Why are ASIC miners better than GPUs for Bitcoin mining?

ASICs are custom-built chips designed solely for Bitcoin’s SHA-256 algorithm. They’re 40-100x more efficient than GPUs, using as little as 15-30 joules per terahash (J/TH) compared to 100-300 J/TH for GPUs. This efficiency translates to higher daily revenue and lower power costs. A top ASIC like the AntMiner S21e earns $39/day, while an RTX 4090 GPU earns less than $0.50. GPUs are no longer viable for Bitcoin mining due to this massive efficiency gap.

How often does Bitcoin’s mining difficulty change?

Bitcoin adjusts its mining difficulty every 2,016 blocks, which takes about two weeks on average. The goal is to keep block times at 10 minutes. If the network’s total hashpower increases, difficulty rises to make mining harder. If hashpower drops, difficulty falls. In 2023, difficulty grew an average of 10-15% per month, making it one of the biggest challenges for miners.

Can you still mine Bitcoin with a regular computer?

No.
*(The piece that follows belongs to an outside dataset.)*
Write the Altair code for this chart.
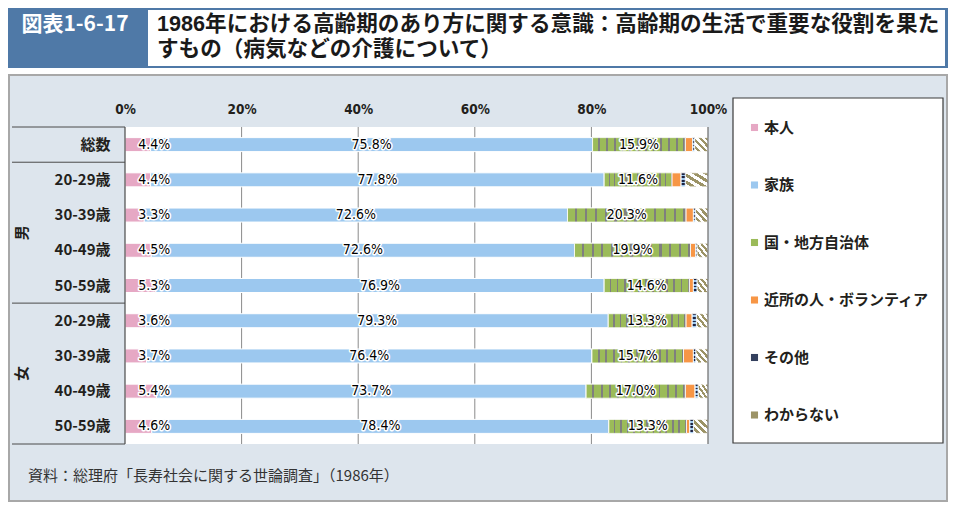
import altair as alt
import pandas as pd

# ---------------- data ----------------
row_keys = ["T総数", "M20-29歳", "M30-39歳", "M40-49歳", "M50-59歳",
            "F20-29歳", "F30-39歳", "F40-49歳", "F50-59歳"]
categories = ["本人", "家族", "国・地方自治体", "近所の人・ボランティア", "その他", "わからない"]
honnin = [4.4, 4.4, 3.3, 4.5, 5.3, 3.6, 3.7, 5.4, 4.6]
kazoku = [75.8, 77.8, 72.6, 72.6, 76.9, 79.3, 76.4, 73.7, 78.4]
kuni = [15.9, 11.6, 20.3, 19.9, 14.6, 13.3, 15.7, 17.0, 13.3]
kinjo = [1.3, 1.6, 1.3, 0.9, 0.7, 1.1, 1.7, 1.7, 0.6]
sonota = [0.3, 0.7, 0.3, 0.2, 0.6, 0.7, 0.4, 0.5, 0.6]
wakaranai = [2.3, 3.9, 2.2, 1.9, 1.9, 2.0, 2.1, 1.7, 2.5]
x_ticks = [0, 20, 40, 60, 80, 100]
grid_vals = [20, 40, 60, 80]
colors = ["#e6a8c4", "#9cc8ef", "#9bbb59", "#f79646", "#34405e", "#9c9366"]

title_tag = "図表1-6-17"
title_l1 = "1986年における高齢期のあり方に関する意識：高齢期の生活で重要な役割を果た"
title_l2 = "すもの（病気などの介護について）"
source = "資料：総理府「長寿社会に関する世論調査」（1986年）"

series = [honnin, kazoku, kuni, kinjo, sonota, wakaranai]
recs = []
for ci, (cat, vals) in enumerate(zip(categories, series)):
    for r, v in zip(row_keys, vals):
        recs.append({"row": r, "cat": cat, "ord": ci, "value": v})
df = pd.DataFrame(recs)

JP = "Noto Sans CJK JP"
TTL = "Liberation Sans, Noto Sans CJK JP"
NUM = "Liberation Sans Narrow, DejaVu Sans Condensed, Liberation Sans, Arial, sans-serif"
W, H = 583, 317

one = alt.Data(values=[{"a": 1}])

def stops_stripes(c1, c2, n, frac):
    s = []
    for i in range(n):
        a = i / n
        b = a + frac / n
        e = (i + 1) / n
        s += [{"offset": a, "color": c1}, {"offset": b, "color": c1},
              {"offset": b, "color": c2}, {"offset": e, "color": c2}]
    return s

kuni_fill = {"gradient": "linear", "x1": 0, "y1": 0, "x2": 1, "y2": 0,
             "stops": stops_stripes("#9bbb59", "#7f7f7f", 12, 0.76)}
waka_fill = {"gradient": "linear", "x1": 0, "y1": 1, "x2": 1, "y2": 0,
             "stops": stops_stripes("#ffffff", "#9c9366", 4, 0.5)}
sono_fill = {"gradient": "linear", "x1": 0, "y1": 0, "x2": 0, "y2": 1,
             "stops": stops_stripes("#1c2444", "#9cc8ef", 4, 0.5)}

y_axis = alt.Axis(title=None, domain=False, ticks=False, labelPadding=15,
                  labelFont=JP, labelFontSize=15, labelFontWeight="bold",
                  labelColor="#231f1c", labelExpr="substring(datum.label, 1)",
                  zindex=1, grid=False)
x_axis = alt.Axis(title=None, orient="top", domain=False, ticks=False, grid=False,
                  values=x_ticks, labelExpr="datum.value + '%'", labelPadding=11,
                  labelFlush=False,
                  labelFont=NUM, labelFontSize=13.5, labelFontWeight="bold",
                  labelColor="#231f1c", zindex=1)
y_scale = alt.Scale(domain=row_keys, paddingInner=0, paddingOuter=0)
x_scale = alt.Scale(domain=[0, 100], nice=False)

def Y(**kw):
    return alt.Y("row:N", sort=row_keys, scale=y_scale, axis=y_axis, **kw)

def X(field):
    return alt.X(field, type="quantitative", scale=x_scale, axis=x_axis)

def rect(x1, x2, y1, y2, **mk):
    return alt.Chart(one).mark_rect(**mk).encode(
        x=alt.value(x1), x2=alt.value(x2), y=alt.value(y1), y2=alt.value(y2))

def label(txt, x, y, **mk):
    return alt.Chart(one).mark_text(text=txt, **mk).encode(x=alt.value(x), y=alt.value(y))

# decorations
header_bg = rect(-117, 823, -119, -59, fill="#4f79a7")
header_box = rect(23, 820, -117, -61, fill="white")
tag_txt = label(title_tag, -50, -102, font=JP, fontSize=21, fontWeight="bold",
                color="white", align="center", baseline="middle")
t1 = label(title_l1, 32, -102, font=TTL, fontSize=21.6, fontWeight="bold",
           color="#1a1a1a", align="left", baseline="middle")
t2 = label(title_l2, 32, -77, font=TTL, fontSize=21.6, fontWeight="bold",
           color="#1a1a1a", align="left", baseline="middle")
frame = rect(-116, 822, -52, 374, fill="#dde5ed", stroke="#a8a8a8", strokeWidth=2)
plot_bg = rect(0, W, 0, H, fill="white")
legend_box = rect(608, 818, -29, 316, fill="white", stroke="#3a3a3a", strokeWidth=1.2)
src_txt = label(source, -97, 349, font=JP, fontSize=15, color="#333333",
                align="left", baseline="middle")

grid = alt.Chart(pd.DataFrame({"g": grid_vals})).mark_rule(color="#8a8a8a", strokeWidth=1).encode(
    x=alt.X("g:Q", scale=x_scale, axis=x_axis), y=alt.value(0), y2=alt.value(H))

base = alt.Chart(df).transform_stack(
    stack="value", groupby=["row"], as_=["x0", "x1"], sort=[alt.SortField("ord")])

bars = base.mark_bar(size=14, stroke="white", strokeWidth=1).encode(
    y=Y(), x=X("x0"), x2="x1:Q",
    color=alt.Color("cat:N", scale=alt.Scale(domain=categories, range=colors),
                    legend=alt.Legend(title=None, orient="none", legendX=622, legendY=-7,
                                      padding=0, rowPadding=41.5, symbolType="square",
                                      symbolSize=50, symbolStrokeWidth=0, labelOffset=2,
                                      labelFont=JP, labelFontSize=15, labelFontWeight="bold",
                                      labelColor="#231f1c", labelLimit=300)),
    order=alt.Order("ord:Q"))

def overlay(cat, fill):
    return base.transform_filter(alt.datum.cat == cat).mark_bar(
        size=14, fill=fill, stroke="white", strokeWidth=0.8).encode(
        y=Y(), x=X("x0"), x2="x1:Q")

ov_kuni = overlay("国・地方自治体", kuni_fill)
ov_waka = overlay("わからない", waka_fill)
ov_sono = overlay("その他", sono_fill)

# separators
edge_l = alt.Chart(pd.DataFrame({"g": [0]})).mark_rule(color="#4a4a4a", strokeWidth=1.2).encode(
    x=alt.X("g:Q", scale=x_scale, axis=x_axis), y=alt.value(0), y2=alt.value(H))
edge_r = alt.Chart(pd.DataFrame({"g": [100]})).mark_rule(color="#6a6a6a", strokeWidth=1.2).encode(
    x=alt.X("g:Q", scale=x_scale, axis=x_axis), y=alt.value(0), y2=alt.value(H))
sep_rows = alt.Chart(pd.DataFrame({"row": ["T総数", "M50-59歳"]})).mark_rule(
    color="#4a4a4a", strokeWidth=1).encode(
    y=Y(bandPosition=1), x=alt.value(-113), x2=alt.value(0))
sep_top = alt.Chart(one).mark_rule(color="#4a4a4a", strokeWidth=1).encode(
    y=alt.value(0), x=alt.value(-113), x2=alt.value(0))
sep_bot = alt.Chart(one).mark_rule(color="#4a4a4a", strokeWidth=1).encode(
    y=alt.value(H), x=alt.value(-113), x2=alt.value(0))

lab_base = base.transform_filter(
    alt.FieldOneOfPredicate(field="cat", oneOf=categories[:3])
).transform_calculate(
    mid="datum.cat == '本人' ? 5.0 : (datum.x0 + datum.x1) / 2",
    txt="format(datum.value, '.1f') + '%'")
halo = lab_base.mark_text(font=NUM, fontSize=14, color="white", stroke="white",
                          strokeWidth=3, strokeJoin="round", baseline="middle").encode(
    y=Y(), x=X("mid"), text="txt:N")
labs = lab_base.mark_text(font=NUM, fontSize=14, color="#000000", baseline="middle").encode(
    y=Y(), x=X("mid"), text="txt:N")

sex = alt.Chart(pd.DataFrame({"row": ["M30-39歳", "F30-39歳"], "t": ["男", "女"]})).mark_text(
    font=JP, fontSize=15, fontWeight="bold", color="#231f1c", angle=270,
    align="center", baseline="middle").encode(
    y=Y(bandPosition=1), x=alt.value(-103), text="t:N")

chart = alt.layer(
    header_bg, header_box, tag_txt, t1, t2, frame, plot_bg, legend_box, grid,
    bars, ov_kuni, ov_waka, ov_sono,
    edge_l, edge_r, sep_rows, sep_top, sep_bot,
    halo, labs, sex, src_txt
).properties(
    width=W, height=H,
    padding={"left": 117, "top": 119, "right": 240, "bottom": 58},
    autosize=alt.AutoSizeParams(type="none"),
    background="white",
).configure_view(stroke="transparent")

chart.save("out.html", embed_options={"renderer": "svg", "actions": False})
Mining Bitcoin with a CPU or GPU is no longer profitable. Even the most powerful consumer hardware, like the AMD Threadripper 3990X or NVIDIA H100, earns less than $1 per day in Bitcoin. The network’s difficulty is too high, and ASIC miners are too efficient. Any attempt to mine Bitcoin with non-ASIC hardware will cost more in electricity than you earn.

What’s the biggest risk to Bitcoin mining profitability?

The biggest risk is a combination of falling Bitcoin prices and rising network difficulty. If BTC drops below $35,000 while difficulty climbs over 15% per month, up to 60% of miners could become unprofitable. Many would shut down, causing a temporary difficulty drop-but only after they’ve already lost money. This is why professional miners lock in long-term power contracts and hedge against price volatility.